New Delhi: Domestic equities on Wednesday witnessed selling pressure amidst intensifying conflict in the Middle East and worries of a prolonged high-interest rate regime after a better-than-expected US retail sales, says Siddhartha Khemka, Head – Retail Research, Motilal Oswal Financial Services.
Nifty opened flat but soon drifted into red and closed near day’s low at 19671 levels with loss of 140 points (-0.7 per cent).
Broader market too fell with Midcap100 and Smallcap100 down 0.9 per cent and 0.3 per cent respectively.
Except Auto and Pharma, all the sectors ended in red. Bank Nifty was the biggest loser with decline of 1.2 per cent. Pharma sector saw buying interest given its defensive nature and on expectation of healthy earnings delivery, he said.
Going ahead, the market may witness pressure in near term as the commodity prices of Brent crude and gold surged to 1-month high while US 10-Year bond yield spiked to 16-year to above 4.8 per cent. Investor sentiments would be subdued till the tension between Israel-Gaza subsides. But we expect stock specific actions to continue as more and results get declared, he added.
Tomorrow (Thursday) FMCG would be limelight as heavyweights HUL, ITC & Nestle would be declaring their numbers. Midcap IT companies too would be in focus with Cyient, Coforge & Mphasis numbers due tomorrow while Havells and Voltas Q2 results would keep action in consumer durables, he said.
Vinod Nair, Head of Research at Geojit Financial Services said profit booking ensued in Indian markets, spurred by weak global sentiments and escalating Middle East tensions. A sudden rise in the tension has led to instability in energy prices; Brent prices rapidly rose above $92.5 by the day’s closing time.
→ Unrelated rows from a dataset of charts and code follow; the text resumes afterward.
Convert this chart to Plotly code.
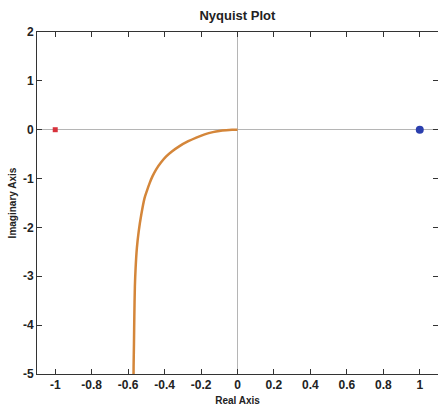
import plotly.graph_objects as go

# Nyquist curve points (real, imaginary)
curve_re = [0.0, -0.030, -0.062, -0.100, -0.135, -0.180, -0.226, -0.270, -0.318, -0.360,
            -0.391, -0.420, -0.446, -0.466, -0.482, -0.497, -0.510, -0.528, -0.542, -0.552,
            -0.559, -0.563, -0.566, -0.568, -0.570, -0.571]
curve_im = [0.0, -0.002, -0.010, -0.025, -0.049, -0.095, -0.160, -0.235, -0.335, -0.445,
            -0.546, -0.670, -0.810, -0.950, -1.093, -1.250, -1.400, -1.740, -2.080, -2.420,
            -2.830, -3.210, -3.820, -4.370, -4.840, -5.300]

crit_re = [-1]
crit_im = [0]
start_re = [1]
start_im = [0]

x_ticks = [-1, -0.8, -0.6, -0.4, -0.2, 0, 0.2, 0.4, 0.6, 0.8, 1]
x_labels = ["-1", "-0.8", "-0.6", "-0.4", "-0.2", "0", "0.2", "0.4", "0.6", "0.8", "1"]
y_ticks = [-5, -4, -3, -2, -1, 0, 1, 2]
y_labels = ["-5", "-4", "-3", "-2", "-1", "0", "1", "2"]

fig = go.Figure()
fig.add_trace(go.Scatter(x=curve_re, y=curve_im, mode="lines",
                         line=dict(color="#d4863a", width=2.5, shape="spline", smoothing=0.8),
                         showlegend=False, hoverinfo="skip"))
fig.add_trace(go.Scatter(x=crit_re, y=crit_im, mode="markers",
                         marker=dict(color="#d8323c", size=5, symbol="square"),
                         showlegend=False))
fig.add_trace(go.Scatter(x=start_re, y=start_im, mode="markers",
                         marker=dict(color="#2b3fae", size=8, symbol="circle"),
                         showlegend=False))

font = "Liberation Sans, Arial, sans-serif"
fig.update_layout(
    width=438, height=410,
    margin=dict(l=37, r=0, t=32, b=36),
    paper_bgcolor="white", plot_bgcolor="white",
    title=dict(text="<b>Nyquist Plot</b>", x=0.542, xanchor="center", y=0.963, yanchor="middle",
               font=dict(family=font, size=13, color="#222")),
    font=dict(family=font, color="#222"),
    xaxis=dict(range=[-1.1, 1.1], tickvals=x_ticks, ticktext=["<b>%s</b>" % t for t in x_labels],
               ticks="inside", ticklen=5, tickcolor="#333", showgrid=False,
               zeroline=True, zerolinecolor="#b5b5b5", zerolinewidth=1,
               showline=True, linecolor="#333", linewidth=1, mirror="ticks",
               tickfont=dict(size=12, family=font, color="#222"),
               title=dict(text="<b>Real Axis</b>", font=dict(size=10, family=font, color="#222"), standoff=5)),
    yaxis=dict(range=[-5, 2], tickvals=y_ticks, ticktext=["<b>%s</b>" % t for t in y_labels],
               ticks="inside", ticklen=5, tickcolor="#333", showgrid=False,
               zeroline=True, zerolinecolor="#b5b5b5", zerolinewidth=1,
               showline=True, linecolor="#333", linewidth=1, mirror="ticks",
               tickfont=dict(size=12, family=font, color="#222"),
               title=dict(text="<b>Imaginary Axis</b>", font=dict(size=10, family=font, color="#222"), standoff=4)),
)

fig.write_html("out.html")
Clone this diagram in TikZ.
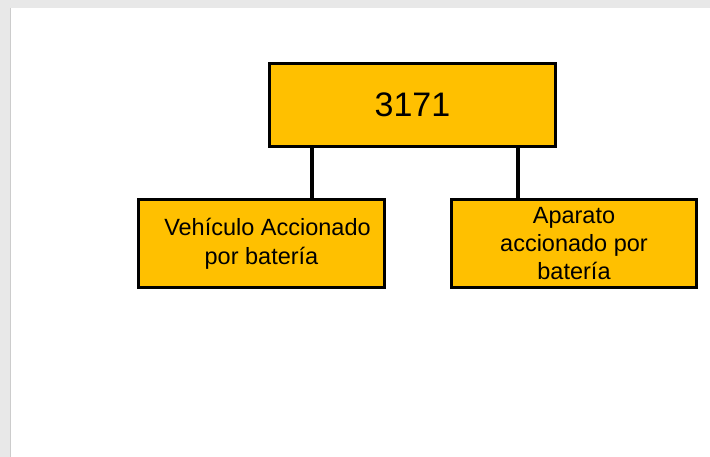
\documentclass[tikz,border=0pt]{standalone}
\usepackage{fontspec}
\setmainfont{Liberation Sans}
\usepackage{xcolor}
\definecolor{boxyellow}{RGB}{255,192,0}
\definecolor{slidegray}{RGB}{232,232,232}
\usepackage{tikz}
\tikzstyle{unit} = [rectangle, draw, fill=boxyellow, line width=3pt,
  inner sep=2pt, align=center]

\begin{document}
\begin{tikzpicture}[x=1pt, y=-1pt]
\tikzstyle{link} = [line width=3.5pt]
  \useasboundingbox (0,0) rectangle (710,457);
  % slide frame
  \fill[slidegray] (0,0) rectangle (710,8);
  \fill[slidegray] (0,0) rectangle (10,457);
  \draw[gray!40, line width=0.6pt] (10,8) -- (10,457);
  % code
  \node[unit, minimum width=286pt, minimum height=83pt,
    font=\fontsize{34}{40}\selectfont] (code) at (412.5, 105) {3171};
  % vehicle
  \node[unit, minimum width=246pt, minimum height=88pt,
    font=\fontsize{23.5}{29}\selectfont] (vehicle) at (261.5, 243.5)
    {\hspace*{12pt}Vehículo Accionado\\por batería};
  % device
  \node[unit, minimum width=245pt, minimum height=88pt,
    font=\fontsize{23.5}{28}\selectfont] (device) at (574, 243.5)
    {Aparato\\accionado por\\batería};
  \coordinate (kl) at (312, 0);
  \coordinate (kr) at (518, 0);
  \draw[link] (code.south -| kl) -- (vehicle.north -| kl);
  \draw[link] (code.south -| kr) -- (device.north -| kr);
\end{tikzpicture}
\end{document}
While the US bond yields was cautiously placed, awaiting the FED chair’s speech. The initial Q2 earnings disappointments by the IT & financials sector may have prompted attention in the domestic markets. All these all factors are presumed to be a knee jerk reaction as the total outlook on domestic market is stable, underpinned by healthy Q2 result forecast and favourable fiscal position, he said.